# Provided material start

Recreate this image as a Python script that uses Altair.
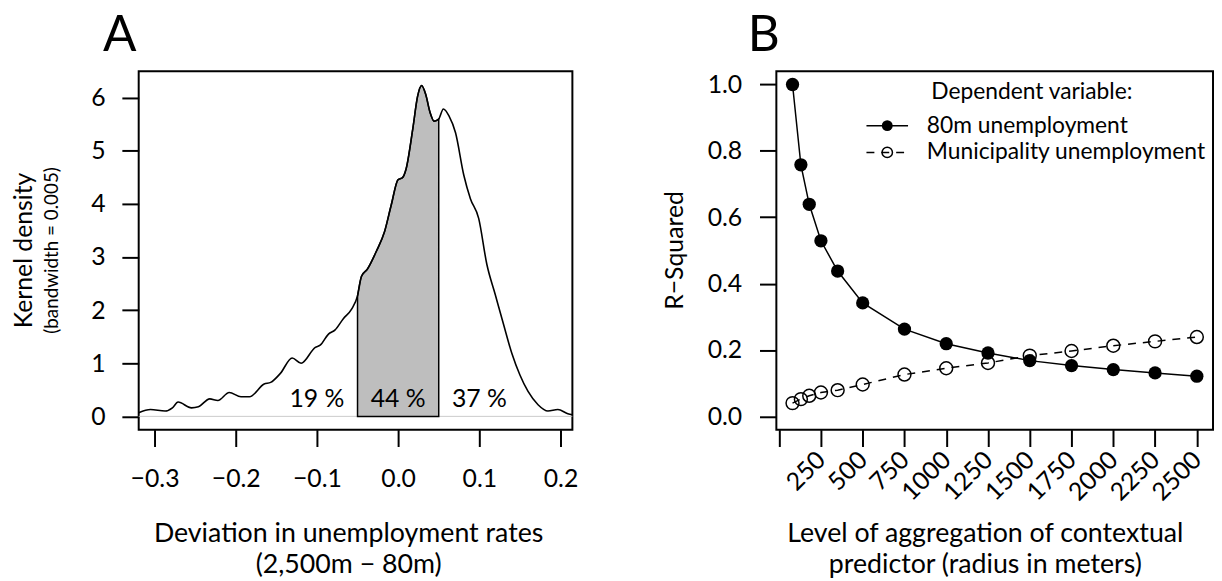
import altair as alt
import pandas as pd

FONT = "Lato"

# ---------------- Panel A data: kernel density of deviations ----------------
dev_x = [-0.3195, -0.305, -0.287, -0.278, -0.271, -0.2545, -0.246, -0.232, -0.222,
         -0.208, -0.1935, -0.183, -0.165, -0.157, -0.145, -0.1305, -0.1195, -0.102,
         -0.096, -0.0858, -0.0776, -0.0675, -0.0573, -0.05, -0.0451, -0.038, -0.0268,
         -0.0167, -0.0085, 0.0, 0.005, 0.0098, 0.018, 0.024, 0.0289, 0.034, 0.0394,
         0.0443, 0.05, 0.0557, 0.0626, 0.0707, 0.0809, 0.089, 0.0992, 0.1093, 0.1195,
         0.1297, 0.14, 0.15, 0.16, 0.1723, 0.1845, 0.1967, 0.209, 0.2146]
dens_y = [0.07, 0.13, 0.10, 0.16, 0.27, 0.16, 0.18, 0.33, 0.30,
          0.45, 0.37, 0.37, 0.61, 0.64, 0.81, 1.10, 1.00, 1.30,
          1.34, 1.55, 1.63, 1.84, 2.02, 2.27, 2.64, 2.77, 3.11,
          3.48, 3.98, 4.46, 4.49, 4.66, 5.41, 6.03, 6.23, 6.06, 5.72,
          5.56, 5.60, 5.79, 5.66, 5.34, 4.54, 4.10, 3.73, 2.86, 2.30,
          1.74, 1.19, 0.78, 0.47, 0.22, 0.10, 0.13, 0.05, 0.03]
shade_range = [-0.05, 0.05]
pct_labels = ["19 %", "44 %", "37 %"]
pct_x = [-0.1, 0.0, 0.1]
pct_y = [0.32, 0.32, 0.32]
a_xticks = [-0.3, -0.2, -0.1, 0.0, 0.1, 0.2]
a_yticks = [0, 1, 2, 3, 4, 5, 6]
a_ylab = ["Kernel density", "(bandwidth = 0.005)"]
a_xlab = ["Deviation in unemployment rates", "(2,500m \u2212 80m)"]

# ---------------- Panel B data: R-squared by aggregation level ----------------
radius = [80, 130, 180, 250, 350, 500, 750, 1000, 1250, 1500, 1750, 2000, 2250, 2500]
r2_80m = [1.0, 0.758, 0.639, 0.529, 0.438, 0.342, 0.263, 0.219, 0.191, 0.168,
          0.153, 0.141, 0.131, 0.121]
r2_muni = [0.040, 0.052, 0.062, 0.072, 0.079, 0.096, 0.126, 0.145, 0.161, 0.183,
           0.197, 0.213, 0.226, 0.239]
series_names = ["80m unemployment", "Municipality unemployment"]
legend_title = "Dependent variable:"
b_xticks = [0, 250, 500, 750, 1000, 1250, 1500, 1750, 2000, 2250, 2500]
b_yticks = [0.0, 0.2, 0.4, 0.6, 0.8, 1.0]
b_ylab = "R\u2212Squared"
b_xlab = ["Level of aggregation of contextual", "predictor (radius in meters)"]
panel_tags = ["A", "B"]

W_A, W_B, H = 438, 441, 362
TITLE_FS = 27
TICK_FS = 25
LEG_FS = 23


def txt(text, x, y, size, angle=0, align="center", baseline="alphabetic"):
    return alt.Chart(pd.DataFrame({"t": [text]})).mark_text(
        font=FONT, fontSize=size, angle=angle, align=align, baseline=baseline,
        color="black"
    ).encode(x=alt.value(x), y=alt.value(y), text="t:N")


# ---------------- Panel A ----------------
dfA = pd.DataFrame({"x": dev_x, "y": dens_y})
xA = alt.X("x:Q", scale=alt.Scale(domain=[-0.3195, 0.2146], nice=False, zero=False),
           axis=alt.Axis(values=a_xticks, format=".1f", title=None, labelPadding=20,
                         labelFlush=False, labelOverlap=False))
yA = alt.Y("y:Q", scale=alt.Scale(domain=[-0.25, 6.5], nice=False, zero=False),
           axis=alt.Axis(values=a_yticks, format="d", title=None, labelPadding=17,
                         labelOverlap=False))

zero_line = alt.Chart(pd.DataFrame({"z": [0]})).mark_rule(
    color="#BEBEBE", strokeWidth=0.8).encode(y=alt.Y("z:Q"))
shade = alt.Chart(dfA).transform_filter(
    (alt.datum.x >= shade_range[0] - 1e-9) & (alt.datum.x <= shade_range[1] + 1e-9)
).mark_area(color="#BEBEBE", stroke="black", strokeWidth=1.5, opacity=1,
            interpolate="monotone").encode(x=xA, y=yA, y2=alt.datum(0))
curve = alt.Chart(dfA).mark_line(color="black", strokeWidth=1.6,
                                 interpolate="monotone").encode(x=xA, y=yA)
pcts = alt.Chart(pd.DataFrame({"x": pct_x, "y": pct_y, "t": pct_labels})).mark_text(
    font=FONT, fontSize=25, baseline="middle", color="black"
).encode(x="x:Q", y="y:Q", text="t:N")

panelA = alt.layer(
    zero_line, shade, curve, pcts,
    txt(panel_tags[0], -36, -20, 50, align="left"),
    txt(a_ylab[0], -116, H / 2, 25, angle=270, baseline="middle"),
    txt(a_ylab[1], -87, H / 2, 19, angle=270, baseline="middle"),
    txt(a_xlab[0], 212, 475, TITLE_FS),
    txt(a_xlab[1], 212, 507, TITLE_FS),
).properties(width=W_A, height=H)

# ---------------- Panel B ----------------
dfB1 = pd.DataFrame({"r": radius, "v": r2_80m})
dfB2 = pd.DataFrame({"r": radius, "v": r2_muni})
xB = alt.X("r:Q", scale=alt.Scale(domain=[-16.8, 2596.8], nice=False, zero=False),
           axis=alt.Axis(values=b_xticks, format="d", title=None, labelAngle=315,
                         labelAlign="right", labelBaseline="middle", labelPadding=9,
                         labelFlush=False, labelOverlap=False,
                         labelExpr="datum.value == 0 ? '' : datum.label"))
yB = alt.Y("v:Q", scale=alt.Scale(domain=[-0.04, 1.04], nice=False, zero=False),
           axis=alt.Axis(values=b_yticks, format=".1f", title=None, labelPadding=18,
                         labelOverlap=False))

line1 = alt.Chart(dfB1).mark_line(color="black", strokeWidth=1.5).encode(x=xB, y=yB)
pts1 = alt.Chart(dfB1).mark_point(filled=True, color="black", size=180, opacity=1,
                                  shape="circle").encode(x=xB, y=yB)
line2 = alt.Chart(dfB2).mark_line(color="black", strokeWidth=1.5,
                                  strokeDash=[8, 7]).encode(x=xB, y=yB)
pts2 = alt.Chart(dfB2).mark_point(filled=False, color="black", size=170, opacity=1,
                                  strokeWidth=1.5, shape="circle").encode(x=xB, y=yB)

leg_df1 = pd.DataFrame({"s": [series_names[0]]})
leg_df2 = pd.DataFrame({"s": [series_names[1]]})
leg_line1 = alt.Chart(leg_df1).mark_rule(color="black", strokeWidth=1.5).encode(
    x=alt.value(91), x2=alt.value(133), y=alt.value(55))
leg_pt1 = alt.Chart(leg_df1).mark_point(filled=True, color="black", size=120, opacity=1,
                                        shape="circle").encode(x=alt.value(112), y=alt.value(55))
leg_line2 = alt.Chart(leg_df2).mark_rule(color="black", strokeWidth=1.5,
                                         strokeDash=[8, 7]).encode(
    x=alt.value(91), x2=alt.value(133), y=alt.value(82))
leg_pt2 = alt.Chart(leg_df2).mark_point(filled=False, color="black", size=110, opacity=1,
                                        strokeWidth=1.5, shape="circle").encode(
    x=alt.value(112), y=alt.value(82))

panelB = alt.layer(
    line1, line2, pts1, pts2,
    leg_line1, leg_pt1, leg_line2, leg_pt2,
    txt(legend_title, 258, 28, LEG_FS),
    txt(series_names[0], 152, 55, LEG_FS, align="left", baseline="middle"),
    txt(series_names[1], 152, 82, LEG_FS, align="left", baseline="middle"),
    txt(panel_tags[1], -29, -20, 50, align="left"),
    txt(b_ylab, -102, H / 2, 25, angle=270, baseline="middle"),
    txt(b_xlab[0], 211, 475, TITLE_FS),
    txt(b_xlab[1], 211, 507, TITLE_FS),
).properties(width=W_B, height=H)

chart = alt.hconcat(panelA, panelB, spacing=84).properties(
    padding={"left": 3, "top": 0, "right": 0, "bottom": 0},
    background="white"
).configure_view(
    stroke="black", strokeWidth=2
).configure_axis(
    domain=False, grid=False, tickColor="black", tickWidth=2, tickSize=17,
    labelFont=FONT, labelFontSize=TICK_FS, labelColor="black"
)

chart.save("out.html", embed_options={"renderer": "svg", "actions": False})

# Provided material end

■ What you need to do ■
Only lines belong in the copy: transcribe those from the start of the data through the line that contains "LEG_FS = 23", and skip the pictures.

■ Completed task ■
Recreate this image as a Python script that uses Altair.
import altair as alt
import pandas as pd

FONT = "Lato"

# ---------------- Panel A data: kernel density of deviations ----------------
dev_x = [-0.3195, -0.305, -0.287, -0.278, -0.271, -0.2545, -0.246, -0.232, -0.222,
         -0.208, -0.1935, -0.183, -0.165, -0.157, -0.145, -0.1305, -0.1195, -0.102,
         -0.096, -0.0858, -0.0776, -0.0675, -0.0573, -0.05, -0.0451, -0.038, -0.0268,
         -0.0167, -0.0085, 0.0, 0.005, 0.0098, 0.018, 0.024, 0.0289, 0.034, 0.0394,
         0.0443, 0.05, 0.0557, 0.0626, 0.0707, 0.0809, 0.089, 0.0992, 0.1093, 0.1195,
         0.1297, 0.14, 0.15, 0.16, 0.1723, 0.1845, 0.1967, 0.209, 0.2146]
dens_y = [0.07, 0.13, 0.10, 0.16, 0.27, 0.16, 0.18, 0.33, 0.30,
          0.45, 0.37, 0.37, 0.61, 0.64, 0.81, 1.10, 1.00, 1.30,
          1.34, 1.55, 1.63, 1.84, 2.02, 2.27, 2.64, 2.77, 3.11,
          3.48, 3.98, 4.46, 4.49, 4.66, 5.41, 6.03, 6.23, 6.06, 5.72,
          5.56, 5.60, 5.79, 5.66, 5.34, 4.54, 4.10, 3.73, 2.86, 2.30,
          1.74, 1.19, 0.78, 0.47, 0.22, 0.10, 0.13, 0.05, 0.03]
shade_range = [-0.05, 0.05]
pct_labels = ["19 %", "44 %", "37 %"]
pct_x = [-0.1, 0.0, 0.1]
pct_y = [0.32, 0.32, 0.32]
a_xticks = [-0.3, -0.2, -0.1, 0.0, 0.1, 0.2]
a_yticks = [0, 1, 2, 3, 4, 5, 6]
a_ylab = ["Kernel density", "(bandwidth = 0.005)"]
a_xlab = ["Deviation in unemployment rates", "(2,500m \u2212 80m)"]

# ---------------- Panel B data: R-squared by aggregation level ----------------
radius = [80, 130, 180, 250, 350, 500, 750, 1000, 1250, 1500, 1750, 2000, 2250, 2500]
r2_80m = [1.0, 0.758, 0.639, 0.529, 0.438, 0.342, 0.263, 0.219, 0.191, 0.168,
          0.153, 0.141, 0.131, 0.121]
r2_muni = [0.040, 0.052, 0.062, 0.072, 0.079, 0.096, 0.126, 0.145, 0.161, 0.183,
           0.197, 0.213, 0.226, 0.239]
series_names = ["80m unemployment", "Municipality unemployment"]
legend_title = "Dependent variable:"
b_xticks = [0, 250, 500, 750, 1000, 1250, 1500, 1750, 2000, 2250, 2500]
b_yticks = [0.0, 0.2, 0.4, 0.6, 0.8, 1.0]
b_ylab = "R\u2212Squared"
b_xlab = ["Level of aggregation of contextual", "predictor (radius in meters)"]
panel_tags = ["A", "B"]

W_A, W_B, H = 438, 441, 362
TITLE_FS = 27
TICK_FS = 25
LEG_FS = 23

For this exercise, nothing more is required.